■ Information given
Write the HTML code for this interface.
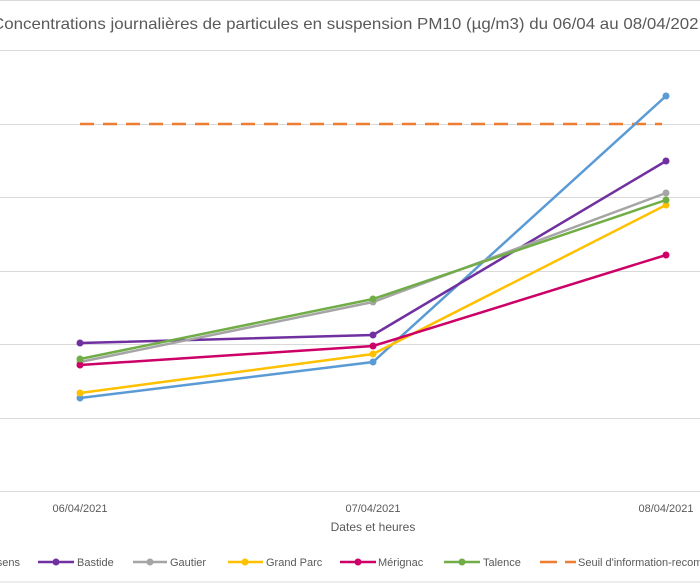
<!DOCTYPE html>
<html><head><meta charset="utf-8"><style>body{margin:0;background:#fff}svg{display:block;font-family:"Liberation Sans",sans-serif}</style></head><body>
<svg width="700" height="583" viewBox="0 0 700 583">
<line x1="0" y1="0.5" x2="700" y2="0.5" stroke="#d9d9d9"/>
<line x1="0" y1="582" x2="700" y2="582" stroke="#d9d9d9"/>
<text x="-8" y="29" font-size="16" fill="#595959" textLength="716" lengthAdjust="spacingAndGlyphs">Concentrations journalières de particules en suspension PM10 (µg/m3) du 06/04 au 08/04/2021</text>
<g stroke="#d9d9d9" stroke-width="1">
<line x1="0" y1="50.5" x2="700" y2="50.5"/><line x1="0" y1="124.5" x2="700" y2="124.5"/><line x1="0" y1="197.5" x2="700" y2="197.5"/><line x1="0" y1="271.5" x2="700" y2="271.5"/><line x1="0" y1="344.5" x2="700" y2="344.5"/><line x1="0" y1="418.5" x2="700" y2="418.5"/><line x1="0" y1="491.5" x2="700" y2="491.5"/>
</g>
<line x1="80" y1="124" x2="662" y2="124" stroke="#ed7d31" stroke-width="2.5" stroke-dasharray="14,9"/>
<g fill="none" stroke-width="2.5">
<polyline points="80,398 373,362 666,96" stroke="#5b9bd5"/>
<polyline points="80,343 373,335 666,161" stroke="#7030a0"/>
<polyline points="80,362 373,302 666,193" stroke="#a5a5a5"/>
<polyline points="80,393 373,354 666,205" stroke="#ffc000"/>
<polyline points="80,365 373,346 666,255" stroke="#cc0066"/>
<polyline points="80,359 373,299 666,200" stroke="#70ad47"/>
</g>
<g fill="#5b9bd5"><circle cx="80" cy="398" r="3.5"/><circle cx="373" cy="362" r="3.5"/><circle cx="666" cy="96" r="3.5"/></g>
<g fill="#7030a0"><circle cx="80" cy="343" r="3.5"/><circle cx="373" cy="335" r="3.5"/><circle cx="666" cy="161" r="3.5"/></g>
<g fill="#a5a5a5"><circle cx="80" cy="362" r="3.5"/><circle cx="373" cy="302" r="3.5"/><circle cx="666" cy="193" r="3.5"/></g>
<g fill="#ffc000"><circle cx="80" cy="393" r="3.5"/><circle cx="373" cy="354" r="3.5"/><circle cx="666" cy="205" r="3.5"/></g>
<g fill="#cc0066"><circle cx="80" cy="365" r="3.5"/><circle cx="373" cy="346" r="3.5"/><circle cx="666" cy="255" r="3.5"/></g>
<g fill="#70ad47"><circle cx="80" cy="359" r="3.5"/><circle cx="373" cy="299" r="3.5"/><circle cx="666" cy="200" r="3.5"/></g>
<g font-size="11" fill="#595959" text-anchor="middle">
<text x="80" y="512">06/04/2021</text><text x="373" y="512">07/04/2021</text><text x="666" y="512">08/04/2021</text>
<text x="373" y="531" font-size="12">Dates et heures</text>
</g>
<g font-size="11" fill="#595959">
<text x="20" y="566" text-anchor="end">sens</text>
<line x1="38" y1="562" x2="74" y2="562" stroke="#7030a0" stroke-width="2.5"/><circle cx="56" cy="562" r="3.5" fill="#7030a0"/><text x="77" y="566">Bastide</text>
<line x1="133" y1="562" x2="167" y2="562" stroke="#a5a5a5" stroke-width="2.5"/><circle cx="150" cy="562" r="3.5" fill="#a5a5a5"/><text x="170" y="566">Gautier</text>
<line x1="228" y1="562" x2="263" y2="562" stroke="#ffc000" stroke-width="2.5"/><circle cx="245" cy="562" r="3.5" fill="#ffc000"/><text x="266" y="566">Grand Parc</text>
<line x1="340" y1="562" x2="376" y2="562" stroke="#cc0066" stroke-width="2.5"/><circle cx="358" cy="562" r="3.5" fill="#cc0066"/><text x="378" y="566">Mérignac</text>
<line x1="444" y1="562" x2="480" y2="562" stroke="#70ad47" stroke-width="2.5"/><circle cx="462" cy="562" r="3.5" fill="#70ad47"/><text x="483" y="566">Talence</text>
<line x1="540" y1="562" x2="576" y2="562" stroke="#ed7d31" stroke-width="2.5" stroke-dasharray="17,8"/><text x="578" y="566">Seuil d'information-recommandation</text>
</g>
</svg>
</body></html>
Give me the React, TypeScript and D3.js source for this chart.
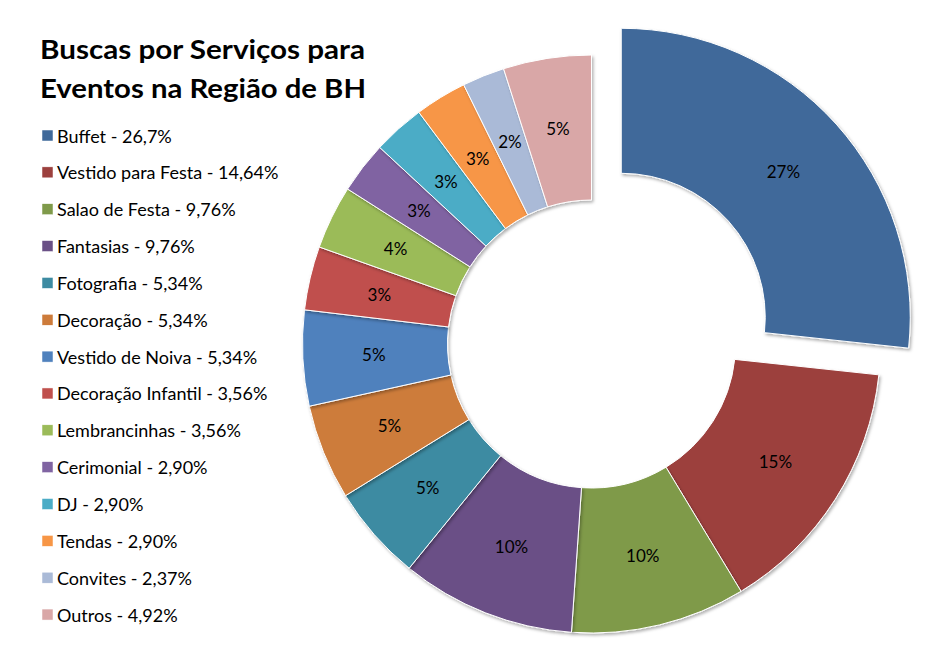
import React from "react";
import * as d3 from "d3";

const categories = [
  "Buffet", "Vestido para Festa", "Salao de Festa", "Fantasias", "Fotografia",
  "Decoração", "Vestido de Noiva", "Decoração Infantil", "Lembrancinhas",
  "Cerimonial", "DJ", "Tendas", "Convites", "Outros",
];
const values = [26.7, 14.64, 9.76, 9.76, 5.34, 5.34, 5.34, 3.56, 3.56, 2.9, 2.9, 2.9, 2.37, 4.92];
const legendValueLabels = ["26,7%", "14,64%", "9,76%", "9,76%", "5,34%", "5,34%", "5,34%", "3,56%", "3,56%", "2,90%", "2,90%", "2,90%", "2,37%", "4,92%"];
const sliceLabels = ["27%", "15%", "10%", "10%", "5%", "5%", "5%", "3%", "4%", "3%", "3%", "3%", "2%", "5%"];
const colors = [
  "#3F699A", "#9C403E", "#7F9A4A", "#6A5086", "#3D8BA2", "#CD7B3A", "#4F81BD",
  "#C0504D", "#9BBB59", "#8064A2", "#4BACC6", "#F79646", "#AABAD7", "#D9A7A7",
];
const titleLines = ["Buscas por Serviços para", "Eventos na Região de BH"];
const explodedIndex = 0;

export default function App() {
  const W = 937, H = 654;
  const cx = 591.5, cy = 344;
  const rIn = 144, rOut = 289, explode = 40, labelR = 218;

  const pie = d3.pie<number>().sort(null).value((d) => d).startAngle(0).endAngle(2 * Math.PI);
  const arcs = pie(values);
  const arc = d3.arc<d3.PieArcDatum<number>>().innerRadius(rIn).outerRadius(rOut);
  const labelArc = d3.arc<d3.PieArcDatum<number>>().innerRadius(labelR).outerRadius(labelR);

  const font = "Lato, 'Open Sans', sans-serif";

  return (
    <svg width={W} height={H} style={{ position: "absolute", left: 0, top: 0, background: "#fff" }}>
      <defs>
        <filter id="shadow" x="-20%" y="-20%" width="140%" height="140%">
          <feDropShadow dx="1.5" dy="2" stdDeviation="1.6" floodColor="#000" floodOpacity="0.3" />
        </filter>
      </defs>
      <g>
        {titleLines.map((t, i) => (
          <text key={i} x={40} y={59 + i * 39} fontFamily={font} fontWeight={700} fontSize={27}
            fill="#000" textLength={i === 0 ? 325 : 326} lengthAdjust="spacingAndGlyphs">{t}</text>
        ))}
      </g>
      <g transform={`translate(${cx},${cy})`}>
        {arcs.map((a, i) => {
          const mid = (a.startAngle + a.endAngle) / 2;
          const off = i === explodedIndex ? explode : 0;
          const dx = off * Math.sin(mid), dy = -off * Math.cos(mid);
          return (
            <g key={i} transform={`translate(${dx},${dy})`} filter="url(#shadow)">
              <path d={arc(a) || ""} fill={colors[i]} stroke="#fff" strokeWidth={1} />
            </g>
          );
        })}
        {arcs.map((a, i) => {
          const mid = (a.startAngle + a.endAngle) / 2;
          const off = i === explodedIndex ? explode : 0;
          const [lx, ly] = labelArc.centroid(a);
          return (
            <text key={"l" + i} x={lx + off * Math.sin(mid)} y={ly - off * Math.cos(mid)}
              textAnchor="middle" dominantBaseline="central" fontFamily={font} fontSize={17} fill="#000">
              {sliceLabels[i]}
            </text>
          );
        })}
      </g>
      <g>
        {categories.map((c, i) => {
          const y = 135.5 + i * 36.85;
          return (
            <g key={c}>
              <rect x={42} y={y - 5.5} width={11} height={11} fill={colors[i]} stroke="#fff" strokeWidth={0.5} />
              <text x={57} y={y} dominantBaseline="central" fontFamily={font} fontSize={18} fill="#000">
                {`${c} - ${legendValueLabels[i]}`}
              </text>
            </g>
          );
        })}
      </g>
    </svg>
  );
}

--

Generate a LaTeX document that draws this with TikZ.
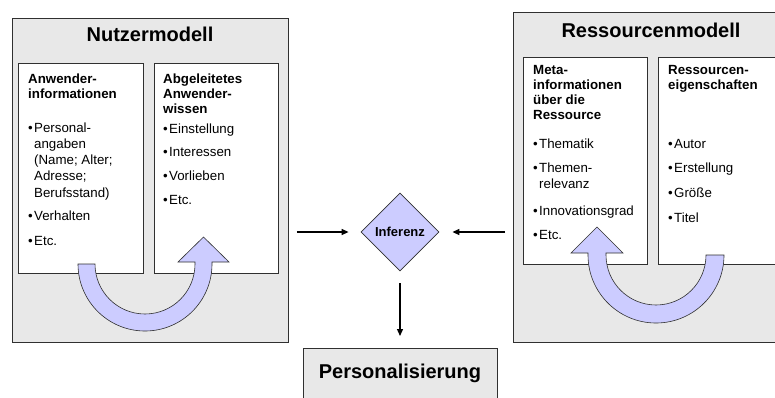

■ What you will do
Nothing but the lines above, starting at the line that contains "Give me the" and ending at the line that contains "import * as", should be given again, exactly and without the pictures.

■ Solution to this exercise
Give me the React, TypeScript and D3.js source for this chart.
import React from "react";
import * as d3 from "d3";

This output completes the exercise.